_Entries supplied_.
========================

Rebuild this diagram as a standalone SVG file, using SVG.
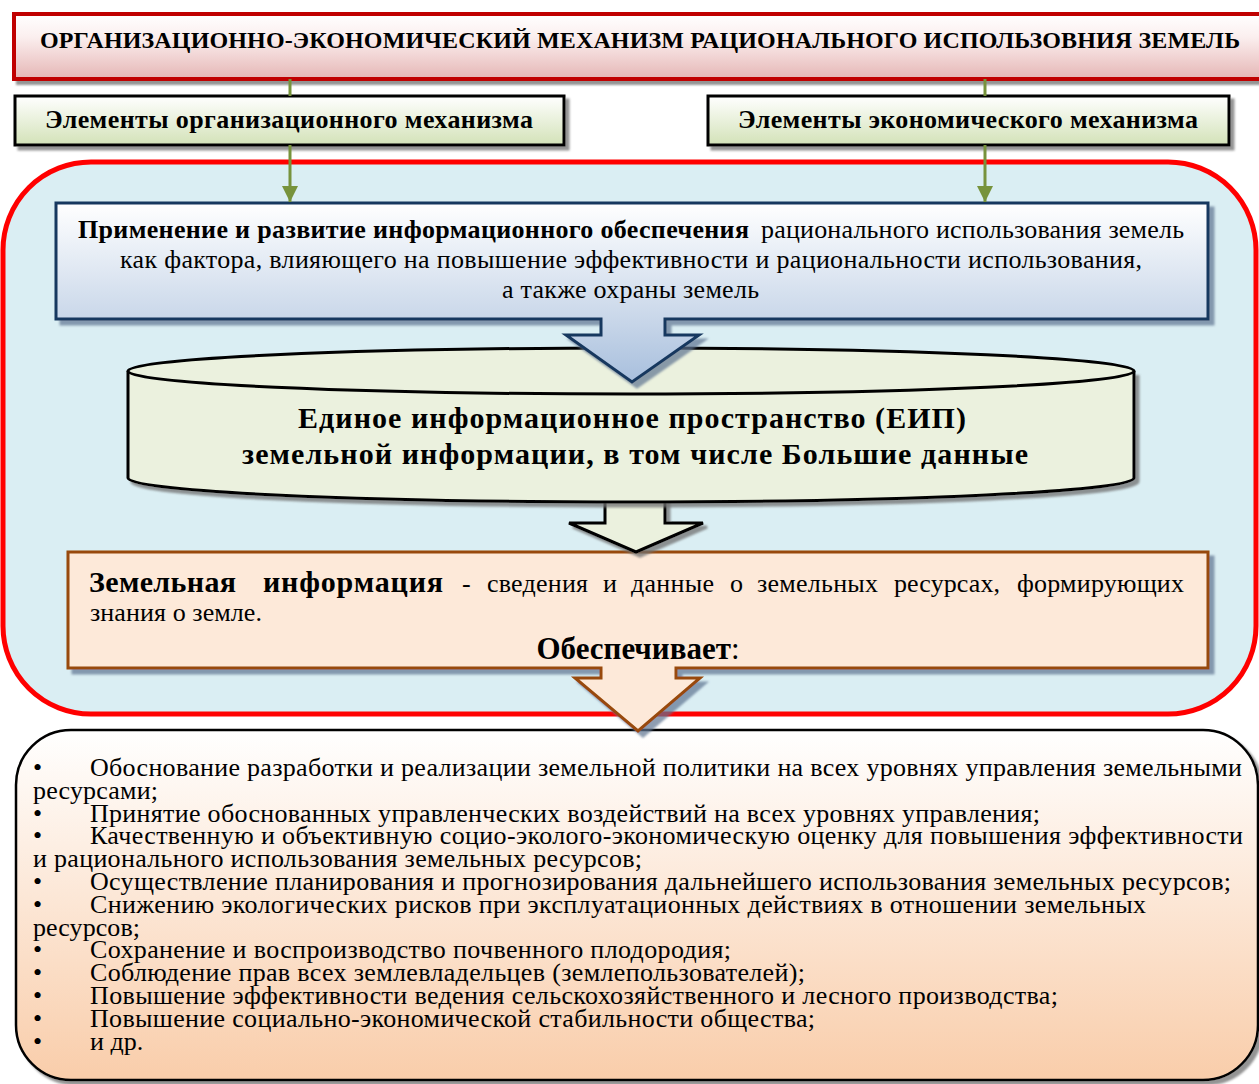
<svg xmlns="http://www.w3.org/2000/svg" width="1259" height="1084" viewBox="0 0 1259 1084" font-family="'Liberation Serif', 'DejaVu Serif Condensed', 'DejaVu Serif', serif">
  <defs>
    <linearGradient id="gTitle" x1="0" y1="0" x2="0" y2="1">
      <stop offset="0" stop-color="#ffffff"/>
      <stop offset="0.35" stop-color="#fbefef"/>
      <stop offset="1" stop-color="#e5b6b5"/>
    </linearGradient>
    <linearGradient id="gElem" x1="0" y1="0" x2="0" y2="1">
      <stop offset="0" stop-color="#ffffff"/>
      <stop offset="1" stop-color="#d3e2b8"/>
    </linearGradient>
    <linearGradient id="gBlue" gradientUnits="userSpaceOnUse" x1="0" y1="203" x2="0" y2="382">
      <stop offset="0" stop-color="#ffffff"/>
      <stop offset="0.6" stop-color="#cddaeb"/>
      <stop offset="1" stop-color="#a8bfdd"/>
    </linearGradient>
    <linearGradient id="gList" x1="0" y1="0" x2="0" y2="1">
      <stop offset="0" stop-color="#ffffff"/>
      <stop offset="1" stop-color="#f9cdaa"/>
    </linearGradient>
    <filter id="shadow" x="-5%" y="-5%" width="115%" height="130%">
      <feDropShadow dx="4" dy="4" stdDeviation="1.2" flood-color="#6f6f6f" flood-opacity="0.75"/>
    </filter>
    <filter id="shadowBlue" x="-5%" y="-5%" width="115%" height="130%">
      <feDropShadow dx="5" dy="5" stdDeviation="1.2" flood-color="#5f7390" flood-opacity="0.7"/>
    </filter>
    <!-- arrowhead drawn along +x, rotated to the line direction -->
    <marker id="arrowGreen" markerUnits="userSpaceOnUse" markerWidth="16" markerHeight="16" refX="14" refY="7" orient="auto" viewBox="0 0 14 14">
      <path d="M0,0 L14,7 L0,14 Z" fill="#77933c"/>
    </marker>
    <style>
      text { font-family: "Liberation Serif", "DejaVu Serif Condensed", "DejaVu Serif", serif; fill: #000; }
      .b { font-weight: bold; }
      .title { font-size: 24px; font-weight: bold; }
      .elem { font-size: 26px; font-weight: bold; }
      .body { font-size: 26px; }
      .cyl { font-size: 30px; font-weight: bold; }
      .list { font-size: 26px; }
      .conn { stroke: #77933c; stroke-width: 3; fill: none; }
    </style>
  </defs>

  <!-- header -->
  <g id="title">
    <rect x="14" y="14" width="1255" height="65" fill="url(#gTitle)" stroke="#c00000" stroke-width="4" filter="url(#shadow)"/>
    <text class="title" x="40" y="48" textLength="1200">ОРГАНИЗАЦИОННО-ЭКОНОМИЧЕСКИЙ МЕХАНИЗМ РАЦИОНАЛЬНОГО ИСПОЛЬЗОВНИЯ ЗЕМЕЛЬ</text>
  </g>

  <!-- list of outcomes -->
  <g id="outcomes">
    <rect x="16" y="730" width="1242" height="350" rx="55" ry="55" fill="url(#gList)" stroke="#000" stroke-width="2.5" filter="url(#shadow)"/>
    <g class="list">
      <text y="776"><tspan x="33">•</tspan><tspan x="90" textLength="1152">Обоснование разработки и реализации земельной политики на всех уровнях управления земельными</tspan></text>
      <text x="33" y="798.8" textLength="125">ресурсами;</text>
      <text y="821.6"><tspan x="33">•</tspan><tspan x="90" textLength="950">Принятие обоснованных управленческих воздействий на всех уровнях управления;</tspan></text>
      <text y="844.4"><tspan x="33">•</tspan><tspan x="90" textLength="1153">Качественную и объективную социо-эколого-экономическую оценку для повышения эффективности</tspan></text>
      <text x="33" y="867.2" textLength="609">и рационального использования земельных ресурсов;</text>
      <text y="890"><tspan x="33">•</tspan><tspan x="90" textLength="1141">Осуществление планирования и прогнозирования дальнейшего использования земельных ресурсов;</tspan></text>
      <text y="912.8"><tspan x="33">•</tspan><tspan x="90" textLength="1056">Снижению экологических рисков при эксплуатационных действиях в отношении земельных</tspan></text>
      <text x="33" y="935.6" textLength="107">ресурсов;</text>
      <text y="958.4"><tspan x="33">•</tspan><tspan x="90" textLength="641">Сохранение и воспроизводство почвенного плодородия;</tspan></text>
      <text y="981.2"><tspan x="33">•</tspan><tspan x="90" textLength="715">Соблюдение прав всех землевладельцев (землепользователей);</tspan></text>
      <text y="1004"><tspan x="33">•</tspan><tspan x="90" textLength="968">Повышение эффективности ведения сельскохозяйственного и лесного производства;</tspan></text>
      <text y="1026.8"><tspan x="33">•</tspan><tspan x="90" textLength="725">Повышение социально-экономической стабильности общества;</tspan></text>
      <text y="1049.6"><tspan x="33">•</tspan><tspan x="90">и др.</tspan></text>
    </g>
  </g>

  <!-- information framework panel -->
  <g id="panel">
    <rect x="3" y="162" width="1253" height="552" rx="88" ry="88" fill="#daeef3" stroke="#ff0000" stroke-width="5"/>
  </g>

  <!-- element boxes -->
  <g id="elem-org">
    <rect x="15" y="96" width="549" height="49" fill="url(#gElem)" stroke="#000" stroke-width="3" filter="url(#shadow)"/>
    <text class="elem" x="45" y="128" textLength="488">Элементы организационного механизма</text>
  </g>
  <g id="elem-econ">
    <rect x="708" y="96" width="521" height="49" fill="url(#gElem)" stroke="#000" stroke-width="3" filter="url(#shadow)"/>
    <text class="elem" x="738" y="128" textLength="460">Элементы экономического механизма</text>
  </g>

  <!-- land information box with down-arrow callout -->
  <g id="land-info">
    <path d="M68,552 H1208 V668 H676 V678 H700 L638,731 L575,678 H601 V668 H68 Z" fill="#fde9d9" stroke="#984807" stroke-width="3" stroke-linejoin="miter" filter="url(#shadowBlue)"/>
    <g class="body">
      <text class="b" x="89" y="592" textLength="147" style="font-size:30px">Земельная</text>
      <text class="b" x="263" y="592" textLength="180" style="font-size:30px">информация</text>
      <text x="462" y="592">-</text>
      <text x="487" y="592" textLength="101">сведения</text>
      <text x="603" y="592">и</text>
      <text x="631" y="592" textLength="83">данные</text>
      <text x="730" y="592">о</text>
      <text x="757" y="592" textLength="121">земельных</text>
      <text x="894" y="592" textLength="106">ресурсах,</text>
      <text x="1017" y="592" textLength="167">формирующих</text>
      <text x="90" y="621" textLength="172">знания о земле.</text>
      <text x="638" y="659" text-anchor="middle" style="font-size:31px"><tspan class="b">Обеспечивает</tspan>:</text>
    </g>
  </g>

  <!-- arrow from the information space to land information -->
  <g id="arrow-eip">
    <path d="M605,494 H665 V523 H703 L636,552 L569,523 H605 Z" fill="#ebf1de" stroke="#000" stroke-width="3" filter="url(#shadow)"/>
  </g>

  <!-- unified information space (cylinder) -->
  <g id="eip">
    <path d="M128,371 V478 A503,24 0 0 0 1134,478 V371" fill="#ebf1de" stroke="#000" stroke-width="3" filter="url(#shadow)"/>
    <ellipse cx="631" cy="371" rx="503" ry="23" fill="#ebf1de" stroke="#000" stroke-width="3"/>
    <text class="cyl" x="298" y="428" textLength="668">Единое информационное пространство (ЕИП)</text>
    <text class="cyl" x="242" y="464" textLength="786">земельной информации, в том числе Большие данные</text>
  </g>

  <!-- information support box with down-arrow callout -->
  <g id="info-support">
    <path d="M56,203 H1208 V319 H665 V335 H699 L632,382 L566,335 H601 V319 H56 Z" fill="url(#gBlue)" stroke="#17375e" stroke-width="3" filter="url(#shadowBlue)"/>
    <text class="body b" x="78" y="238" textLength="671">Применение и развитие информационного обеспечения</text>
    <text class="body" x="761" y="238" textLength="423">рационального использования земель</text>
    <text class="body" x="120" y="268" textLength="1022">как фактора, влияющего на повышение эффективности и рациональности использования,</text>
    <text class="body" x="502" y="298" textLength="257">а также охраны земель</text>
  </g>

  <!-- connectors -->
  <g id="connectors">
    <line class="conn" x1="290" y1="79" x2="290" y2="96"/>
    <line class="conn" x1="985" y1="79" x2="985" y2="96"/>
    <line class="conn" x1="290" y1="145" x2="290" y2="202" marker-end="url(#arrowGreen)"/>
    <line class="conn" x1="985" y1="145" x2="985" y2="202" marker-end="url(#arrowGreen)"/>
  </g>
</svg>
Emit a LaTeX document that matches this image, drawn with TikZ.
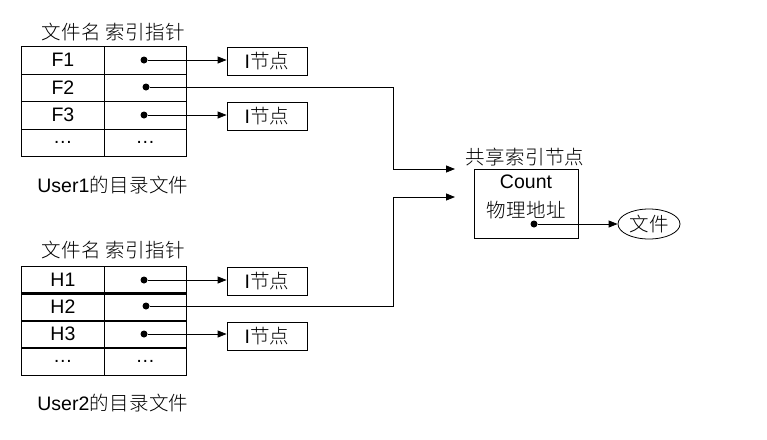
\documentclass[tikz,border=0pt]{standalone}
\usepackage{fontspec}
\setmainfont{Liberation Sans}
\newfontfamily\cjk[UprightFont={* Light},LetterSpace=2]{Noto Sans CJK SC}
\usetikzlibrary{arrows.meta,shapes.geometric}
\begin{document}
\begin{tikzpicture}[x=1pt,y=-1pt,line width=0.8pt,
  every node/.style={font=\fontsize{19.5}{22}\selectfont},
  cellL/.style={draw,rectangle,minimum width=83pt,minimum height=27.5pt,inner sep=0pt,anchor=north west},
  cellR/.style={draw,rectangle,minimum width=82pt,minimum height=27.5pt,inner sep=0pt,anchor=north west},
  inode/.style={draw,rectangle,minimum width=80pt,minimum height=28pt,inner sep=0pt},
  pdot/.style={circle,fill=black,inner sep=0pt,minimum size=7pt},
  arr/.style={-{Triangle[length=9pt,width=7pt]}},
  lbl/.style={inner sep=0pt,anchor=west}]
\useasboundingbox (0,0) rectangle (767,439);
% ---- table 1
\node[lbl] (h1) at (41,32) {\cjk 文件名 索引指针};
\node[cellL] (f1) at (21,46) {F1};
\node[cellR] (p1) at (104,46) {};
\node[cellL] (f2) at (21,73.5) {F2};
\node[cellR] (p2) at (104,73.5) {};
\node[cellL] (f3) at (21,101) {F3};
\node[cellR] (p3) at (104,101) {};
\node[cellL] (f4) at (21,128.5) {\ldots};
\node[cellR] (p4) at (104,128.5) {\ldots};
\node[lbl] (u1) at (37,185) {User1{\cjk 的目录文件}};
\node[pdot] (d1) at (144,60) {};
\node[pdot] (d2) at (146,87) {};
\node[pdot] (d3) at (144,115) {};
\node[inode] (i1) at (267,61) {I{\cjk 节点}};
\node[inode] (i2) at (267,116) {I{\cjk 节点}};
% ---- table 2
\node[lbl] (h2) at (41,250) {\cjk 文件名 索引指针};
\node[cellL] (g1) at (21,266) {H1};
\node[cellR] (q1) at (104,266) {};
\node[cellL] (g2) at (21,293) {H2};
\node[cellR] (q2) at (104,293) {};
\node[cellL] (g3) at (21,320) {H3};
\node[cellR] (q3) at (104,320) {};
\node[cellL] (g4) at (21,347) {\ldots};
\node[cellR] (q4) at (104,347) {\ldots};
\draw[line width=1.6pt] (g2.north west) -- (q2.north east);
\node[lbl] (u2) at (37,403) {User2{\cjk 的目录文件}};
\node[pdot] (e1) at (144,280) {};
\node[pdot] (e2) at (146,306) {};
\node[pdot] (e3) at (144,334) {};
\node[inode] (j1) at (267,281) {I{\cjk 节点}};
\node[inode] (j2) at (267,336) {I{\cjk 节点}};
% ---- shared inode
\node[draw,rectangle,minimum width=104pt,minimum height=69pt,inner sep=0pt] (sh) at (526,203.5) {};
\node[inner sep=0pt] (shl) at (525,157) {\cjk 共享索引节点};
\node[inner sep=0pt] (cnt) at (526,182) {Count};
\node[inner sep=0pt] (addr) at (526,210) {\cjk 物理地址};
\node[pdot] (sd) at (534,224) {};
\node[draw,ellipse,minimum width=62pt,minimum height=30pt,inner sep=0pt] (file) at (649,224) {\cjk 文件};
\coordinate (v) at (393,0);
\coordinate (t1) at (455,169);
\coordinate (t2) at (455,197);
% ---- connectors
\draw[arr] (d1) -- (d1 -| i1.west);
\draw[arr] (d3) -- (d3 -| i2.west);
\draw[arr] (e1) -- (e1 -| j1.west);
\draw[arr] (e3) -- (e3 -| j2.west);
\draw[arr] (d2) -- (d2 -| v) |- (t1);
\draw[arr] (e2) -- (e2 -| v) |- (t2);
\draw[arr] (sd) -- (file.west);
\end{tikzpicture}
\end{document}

========================

_Task details_.
List all lines from the entries that include the word "standalone".

_Output_.
Rebuild this diagram as a standalone SVG file, using SVG.
\documentclass[tikz,border=0pt]{standalone}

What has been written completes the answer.